10 Easy Ways to Enhance Your LLM Wiki or Knowledge Base

The video presents ten practical enhancements to improve an LLM-powered wiki, making it more visual, interactive, and useful through tools like Obsidian plugins, diagram integrations, API deployment, trade journal cross-referencing, and spaced repetition flashcards. It also clarifies the difference between LLM wikis and Retrieval Augmented Generation, and provides open-source resources for viewers to customize and expand their own AI-driven knowledge bases.

In this video, the creator builds upon a previous tutorial where they demonstrated how to create an LLM-powered wiki using Claude code and Obsidian, focused on advanced trading techniques. The goal of this episode is to enhance the wiki by making it more visual, interactive, and practical for everyday use. The creator also addresses a common question about the difference between an LLM wiki and Retrieval Augmented Generation (RAG). They explain that while RAG uses embeddings and mathematical similarity to retrieve information from large datasets, the LLM wiki relies on the model reading a table of contents and selecting relevant pages based on titles and summaries, making it better suited for smaller, curated knowledge bases.

The video then introduces ten enhancements to improve the LLM wiki experience. The first few are built-in Obsidian features or community plugins, including graph view for visualizing connections between pages, canvas for creating spatial layouts and strategy maps, and data view for live-updating tables and dashboards. Other enhancements include Marp slides for turning wiki pages into presentations, Excalidraw for hand-drawn style diagrams, charts view for rendering various interactive charts, and Mermaid diagrams for flowcharts and decision trees—all aimed at making the knowledge base more dynamic and visually engaging.

Further enhancements involve more technical setups, such as deploying an MCP server that exposes the wiki as an API accessible by multiple AI tools, not just Claude code. This allows for broader integration and collaboration, especially useful for teams. Another specialized feature is a trade journal cross-referencing system that links individual trade logs to theoretical concepts within the wiki, providing a practical bridge between theory and practice. This feature, while tailored for trading, can be adapted to other domains where journaling and cross-referencing are valuable.

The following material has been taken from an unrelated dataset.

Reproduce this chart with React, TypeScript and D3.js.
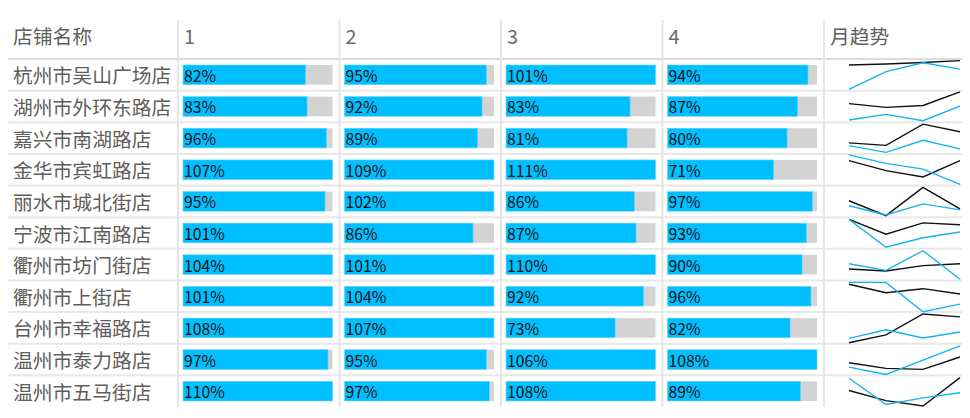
import React from "react"
import * as d3 from "d3"

// 店铺 + 每月完成率
const stores = [
  "杭州市吴山广场店",
  "湖州市外环东路店",
  "嘉兴市南湖路店",
  "金华市宾虹路店",
  "丽水市城北街店",
  "宁波市江南路店",
  "衢州市坊门街店",
  "衢州市上街店",
  "台州市幸福路店",
  "温州市泰力路店",
  "温州市五马街店",
]
const months = ["1", "2", "3", "4"]
const month1 = [82, 83, 96, 107, 95, 101, 104, 101, 108, 97, 110]
const month2 = [95, 92, 89, 109, 102, 86, 101, 104, 107, 95, 97]
const month3 = [101, 83, 81, 111, 86, 87, 110, 92, 73, 106, 108]
const month4 = [94, 87, 80, 71, 97, 93, 90, 96, 82, 108, 89]

// 月趋势 (两条线, 每行相对刻度 0-100)
const trendBlack = [
  [81, 84, 89, 95],
  [59, 47, 53, 96],
  [35, 27, 94, 70],
  [79, 47, 27, 79],
  [52, 5, 94, 26],
  [93, 46, 82, 76],
  [36, 30, 47, 53],
  [88, 61, 74, 57],
  [3, 28, 94, 85],
  [40, 22, 19, 58],
  [52, 20, 3, 93],
]
const trendBlue = [
  [4, 60, 88, 68],
  [7, 25, 5, 51],
  [26, 5, 43, 16],
  [97, 70, 52, 4],
  [36, 7, 42, 23],
  [93, 5, 35, 53],
  [53, 32, 94, 4],
  [94, 94, 1, 25],
  [17, 44, 18, 37],
  [26, 3, 48, 93],
  [91, 8, 29, 45],
]

const W = 970
const H = 418
const left = 8
const right = 962
const headTop = 20
const headBottom = 59
const bottom = 407
const colEdges = [8, 178, 339.5, 501, 662.5, 824, 962]
const font = "'Segoe UI', 'Noto Sans CJK SC', 'Noto Sans', sans-serif"
const textGray = "#605e5c"
const blue = "#00bfff"

export default function App() {
  const monthly = [month1, month2, month3, month4]
  const y = d3.scaleBand<string>().domain(stores).range([headBottom, bottom])
  const rowH = y.bandwidth()
  const xSpark = d3.scalePoint<string>().domain(months).range([849, 960])

  return (
    <svg width={W} height={H} style={{ position: "absolute", left: 0, top: 0 }} fontFamily={font}>
      <rect width={W} height={H} fill="#fff" />
      {/* 表头 */}
      <text x={13} y={35} fontSize={19.8} fill={textGray} dominantBaseline="central">
        店铺名称
      </text>
      {months.map((m, i) => (
        <text key={m} x={colEdges[i + 1] + 6} y={35} fontSize={19.8} fill="#6a6a6a" dominantBaseline="central">
          {m}
        </text>
      ))}
      <text x={colEdges[5] + 6} y={35} fontSize={19.8} fill={textGray} dominantBaseline="central">
        月趋势
      </text>

      {/* 行线 */}
      {stores.map((s, i) =>
        i === 0 ? null : (
          <line key={s} x1={left} x2={right} y1={y(s)!} y2={y(s)!} stroke="#e8e8e8" strokeWidth={2} />
        )
      )}
      <line x1={left} x2={right} y1={headBottom} y2={headBottom} stroke="#d0d0d0" strokeWidth={1.5} />
      {colEdges.slice(1, 6).map((cx) => (
        <line key={cx} x1={cx} x2={cx} y1={headTop} y2={bottom} stroke="#e6e6e6" strokeWidth={2} />
      ))}

      {stores.map((s, r) => {
        const top = y(s)!
        const mid = top + rowH / 2
        const ySpark = d3.scaleLinear().domain([0, 100]).range([top + rowH, top])
        const line = d3
          .line<number>()
          .x((_, i) => xSpark(months[i])!)
          .y((d) => ySpark(d))
        return (
          <g key={s}>
            <text x={13} y={mid} fontSize={19.8} fill={textGray} dominantBaseline="central">
              {s}
            </text>
            {monthly.map((vals, c) => {
              const x0 = colEdges[c + 1] + 5
              const bw = colEdges[c + 2] - colEdges[c + 1] - 12
              const xs = d3.scaleLinear().domain([0, 100]).range([0, bw]).clamp(true)
              return (
                <g key={c}>
                  <rect x={x0} y={top + 6} width={bw} height={rowH - 12} fill="#d3d3d3" />
                  <rect
                    x={x0}
                    y={top + 6}
                    width={xs(vals[r])}
                    height={rowH - 12}
                    fill={blue}
                    stroke="#6fd6ff"
                    strokeWidth={0.6}
                  />
                  <text x={x0 + 1} y={mid + 0.5} fontSize={15.8} fill="#111" dominantBaseline="central">
                    {vals[r]}%
                  </text>
                </g>
              )
            })}
            <path d={line(trendBlack[r])!} fill="none" stroke="#111" strokeWidth={1.4} />
            <path d={line(trendBlue[r])!} fill="none" stroke="#14b4f0" strokeWidth={1.4} />
          </g>
        )
      })}
    </svg>
  )
}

The final enhancement discussed is the integration of spaced repetition flashcards using the Anki app or Obsidian’s spaced repetition plugin. This feature automatically generates flashcards from the wiki content, facilitating better memorization and learning of complex concepts. The creator demonstrates how Claude can format the wiki content into question-answer pairs suitable for flashcards, making the knowledge base not only a reference tool but also an educational resource.

To conclude, the creator shares that all the enhancements, templates, and code are available open source on their GitHub repository, TonebyStudio/LLM-Wiki. They encourage viewers to explore, customize, and expand upon these ideas to suit their own knowledge bases. The video emphasizes the potential of such interactive and evolving knowledge bases in various fields and invites the community to share their experiences and innovations in building and visualizing knowledge bases using AI tools.